Mais lui est-il arrivé d'avoir des surprises en chemin? Réponse dans un sourire: «Quand il y a des surprises, elles ne sont pas forcément bonnes!»

Le sportif de 1,93 mètres continue d'avancer d'un bon pas et creuse dans ses souvenirs. Il évoque cette rencontre incongrue dans un pré soleurois: «Je sors d'une forêt, le paysage s'ouvre et tout à coup, je tombe sur... un chameau!» Il se rappelle aussi d'une mauvaise rencontre avec un rapace qui, pour défendre son nid au bord du chemin, l'a attaqué en règle: «Dans ce cas-là, vous ne réfléchissez pas, vous mettez les mains sur la tête et vous courez», relate-t-il.

Mais avec l'expérience, ce «grand maniaque des tableaux Excel», comme il se décrit lui-même, ne se laisse plus surprendre: il prépare méticuleusement toutes ses sorties.
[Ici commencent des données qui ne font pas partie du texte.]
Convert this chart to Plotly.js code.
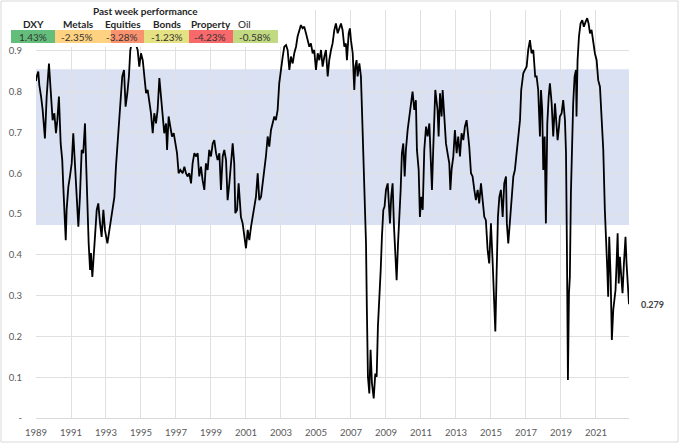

Il a aussi dû adapter le kilométrage de ses randonnées au gré des aléas de la vie, car il a eu des soucis de santé ces dernières années. Mais il s'en est remis et continue à avancer, dans tous les sens du terme.

30, 29, 28, 27....

Smartphone en main, il vérifie de temps à autre si nous suivons toujours le bon itinéraire. Une longue descente nous a menés jusqu'à Glion. «La montée est douce pour rejoindre Sonchaux, il y a juste un petit bout de chemin qui grimpe fort», avertit le randonneur en pointant un tronçon rouge sur la carte.

La voilà, cette montée. Pascal Bourquin gambade à la manière d'une chevrette. Il faut le suivre et ce n'est pas facile. Bienveillant et patient, il trouve une combine pour que la pente se fasse moins hostile: «Il y a environ trente virages pour arriver en haut. Allez, je vous fais le décompte! 30, 29, 28, 27...» Il compte ainsi jusqu'à la route qui rejoint notre point de départ.

Un joli selfie immortalisera notre rencontre après cette montée épique. Le temps d'échanger encore quelques mots en dégustant une part de tarte à l'auberge de Sonchaux et voilà notre sportif qui repart en vadrouille, à l'assaut des Rochers-de-Naye cette fois, pour 14 autres kilomètres. 

Dans 18 ans, lorsque Pascal Bourquin aura sillonné ses 66'354 kilomètres de sentiers pédestres, nous garderons l'excellent souvenir d'avoir partagé 0,02 % de son incroyable défi.

Le tracé du parcours de la journée effectué par Pascal Bourquin.
Le tracé du parcours de la journée effectué par Pascal Bourquin.